Courtesy of Kim Shui
The jury is in—I am the jury—and "chic camp counselor" is the only way to dress this Fall.
She might seem to be an unlikely muse but when you think about it, it tracks. She first appeared in all of her crunchy-cool glory at Kim Shui. Writer and fashion show seatmate Faran Krenticil leaned into me and said, "I love that the camp counselor is the new art school girl." It's a sentiment I couldn't quite shake as I saw tie-dye take over the runways all throughout New York Fashion Week.
I emailed Faran days later to ask for more. "I think our first real-life style icons were our camp counselors. They were more mysterious than our babysitters," she explained. "How were they so good at talking to boys? When did they start sipping coffee from thermoses like grown ups? And how did they somehow emerge from two-minute cold showers looking like Venus with stringier hair? I would pretend I was cold to wear their giant tie-dye sweatshirts and sweaters. They smelled like sunscreen and kiwi lotion from The Body Shop and I felt so cool wearing them to sing-alongs and sailing lessons. If only I’d known they would be sold for $750 at Barneys, I would have stolen them for good."
She's spot on.
Camp counselors were older, cooler, and, after 10 summers in some pine-shrouded hermitage with little else to do than neck with the cafeteria boy, capable of rendering the perfect spiral tie-dye. If that was a skill I possessed, I'd have zero need to go shopping again. But since I don't see myself DIY-ing anytime soon, I take solace in Shui's collection as well as those seen in Collina Strada and CDLM's collections.
The first thing I saw at Kim Shui's banger-filled Fall/Winter presentation was a wacky riot of culture and pattern clashing. The cast—which included cool kid and model dujour, Richie Shazam, in a Chinese-inspired mini dress and twisted tights—stomped to the musical stylings of R&B goddess, Toni Braxton. You know that meme: "She's ghetto but has a runway quality about her"? Shui's show was just that, and as such existed in striking contrast to most of the tie-dye offerings on display this week. There was no pretense, no holistic message—this tie-dye was about giving it all, arguably giving the most, and I'm here for that.
Collina Strada presented a reflection on waste and consumerism, showing models in their signature tie-dyed slouchy and snug knits. The models were seen eating from glass tupperware, drinking from reusable metal bottles, and picking up plastic waste as they made their way down the runway. I like to call this "category: classic" tie-dye—the kind that communicates a connection to our earth.
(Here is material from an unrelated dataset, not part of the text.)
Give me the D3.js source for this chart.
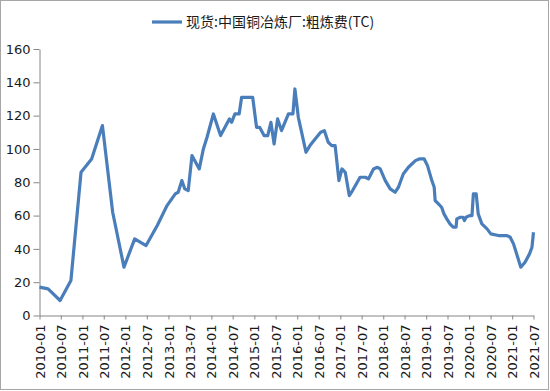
<!DOCTYPE html>
<html>
<head>
<meta charset="utf-8">
<script src="https://cdn.jsdelivr.net/npm/d3@7"></script>
<style>
  body { margin: 0; background: #fff; }
  svg { display: block; }
</style>
</head>
<body>
<script>
// 现货:中国铜冶炼厂:粗炼费(TC)
var dates = [
  "2010-01-01", "2010-03-15", "2010-06-25", "2010-09-25", "2010-12-20",
  "2011-03-20", "2011-06-20", "2011-09-15", "2011-12-20", "2012-03-20",
  "2012-06-25", "2012-09-28", "2012-12-20", "2013-02-28", "2013-03-25",
  "2013-04-25", "2013-05-20", "2013-06-18", "2013-07-20", "2013-09-20",
  "2013-10-25", "2013-11-25", "2014-01-18", "2014-03-20", "2014-06-03",
  "2014-06-22", "2014-07-20", "2014-08-25", "2014-09-15", "2014-12-18",
  "2015-01-20", "2015-02-15", "2015-03-25", "2015-04-25", "2015-05-22",
  "2015-06-18", "2015-07-18", "2015-08-20", "2015-10-18", "2015-11-25",
  "2015-12-12", "2016-01-10", "2016-02-10", "2016-03-15", "2016-04-18",
  "2016-06-01", "2016-07-18", "2016-08-18", "2016-09-20", "2016-10-20",
  "2016-11-18", "2016-12-20", "2017-01-15", "2017-02-12", "2017-03-18",
  "2017-04-15", "2017-06-18", "2017-08-01", "2017-08-28", "2017-10-10",
  "2017-11-12", "2017-12-06", "2018-01-18", "2018-03-01", "2018-04-12",
  "2018-05-10", "2018-06-20", "2018-08-03", "2018-10-01", "2018-11-03",
  "2018-12-15", "2019-01-12", "2019-02-18", "2019-03-10", "2019-03-18",
  "2019-04-15", "2019-05-12", "2019-06-01", "2019-06-25", "2019-07-22",
  "2019-08-18", "2019-09-12", "2019-09-18", "2019-10-18", "2019-11-10",
  "2019-11-22", "2019-12-06", "2020-01-04", "2020-01-25", "2020-02-06",
  "2020-03-01", "2020-03-18", "2020-04-18", "2020-06-01", "2020-07-03",
  "2020-09-06", "2020-11-18", "2020-12-15", "2021-01-12", "2021-02-12",
  "2021-03-15", "2021-04-20", "2021-05-28", "2021-06-18", "2021-07-01"
];
var tc = [
  17, 16, 9, 21, 86,
  94, 114, 62, 29, 46,
  42, 54, 66, 73, 74,
  81, 76, 75, 96, 88,
  100, 107, 121, 108, 118,
  116, 121, 121, 131, 131,
  113, 113, 108, 108, 116,
  103, 118, 111, 121, 121,
  136, 119, 109, 98, 102,
  106, 110, 111, 104, 102,
  102, 81, 88, 86, 72,
  75, 83, 83, 82, 88,
  89, 88, 81, 76, 74,
  77, 85, 89, 93, 94,
  94, 90, 81, 77, 69,
  67, 65, 61, 58, 55,
  53, 53, 58, 59, 59,
  57, 59, 60, 60, 73,
  73, 61, 55, 52, 49,
  48, 48, 47, 43, 36,
  29, 32, 37, 41, 50
];
var yTicks = [0, 20, 40, 60, 80, 100, 120, 140, 160];
var seriesName = "现货:中国铜冶炼厂:粗炼费(TC)";

var parse = d3.timeParse("%Y-%m-%d");
var data = dates.map(function (d, i) {
    return { date: parse(d), value: tc[i] };
});

var W = 550, H = 391;
var plotL = 39.5, plotR = 533.5, plotT = 49, plotB = 315.5;

var svg = d3.select("body").append("svg")
    .attr("width", W)
    .attr("height", H);

svg.append("rect")
    .attr("x", 0.5).attr("y", 0.5)
    .attr("width", W - 2).attr("height", H - 2)
    .attr("fill", "#fff")
    .attr("stroke", "#a6a6a6");

var x = d3.scaleTime()
    .domain([parse("2010-01-01"), parse("2021-07-01")])
    .range([plotL, plotR]);

var y = d3.scaleLinear()
    .domain([0, 160])
    .range([plotB, plotT]);

var xTicks = d3.timeMonth.every(6).range(parse("2010-01-01"), parse("2021-07-02"));

// y axis
var yAxis = svg.append("g")
    .attr("transform", "translate(" + plotL + ",0)")
    .call(d3.axisLeft(y).tickValues(yTicks).tickSize(6).tickSizeOuter(0).tickPadding(3));

// x axis
var xAxis = svg.append("g")
    .attr("transform", "translate(0," + plotB + ")")
    .call(d3.axisBottom(x).tickValues(xTicks).tickFormat(d3.timeFormat("%Y-%m")).tickSize(4).tickSizeOuter(0));

[yAxis, xAxis].forEach(function (a) {
    a.select(".domain").attr("stroke", "#868686");
    a.selectAll(".tick line").attr("stroke", "#868686");
    a.selectAll("text")
        .attr("fill", "#1a1a1a")
        .style("font-family", "'DejaVu Sans', sans-serif");
});
yAxis.selectAll("text").style("font-size", "13px");
xAxis.selectAll("text")
    .style("font-size", "13px")
    .attr("transform", "rotate(-90)")
    .attr("text-anchor", "end")
    .attr("x", -9)
    .attr("y", 0)
    .attr("dy", "0.35em");

// series
svg.append("path")
    .datum(data)
    .attr("fill", "none")
    .attr("stroke", "#4a7ebb")
    .attr("stroke-width", 3.2)
    .attr("stroke-linejoin", "round")
    .attr("d", d3.line()
        .x(function (d) { return x(d.date); })
        .y(function (d) { return y(d.value); }));

// legend
var legend = svg.append("g");
legend.append("line")
    .attr("x1", 152).attr("x2", 182)
    .attr("y1", 22).attr("y2", 22)
    .attr("stroke", "#4a7ebb")
    .attr("stroke-width", 3.2);
legend.append("text")
    .attr("x", 186).attr("y", 22)
    .attr("dy", "0.35em")
    .attr("fill", "#1a1a1a")
    .style("font-family", "'Noto Sans CJK SC', sans-serif")
    .style("font-size", "14px")
    .text(seriesName);
</script>
</body>
</html>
It's spiritual and psychedelic and worn with purpose.
At the show, climate change warrior Xiuhtezcatl Martinez delivered an address in lieu of music, challenging the industry to protect the planet by using sustainable practices. Twin influencers Molly and Reese Bluestein sat front row at the show wearing certifiably gigantic hoodies marbled with murky browns and greens proving that crunchy hippies, Dead Heads, and yummy mummies aren't the only ones who can ride the rainbow wave with a chunky heel.
Lastly, in their second showing, CDLM joined Creatures of the Wind for a joint presentation featuring the only dress I care to wear for the foreseeable future: an upcycled, oversize T-shirt Frankensteined together with a simple black slip dress. There really is nothing more to say: just let that marinate.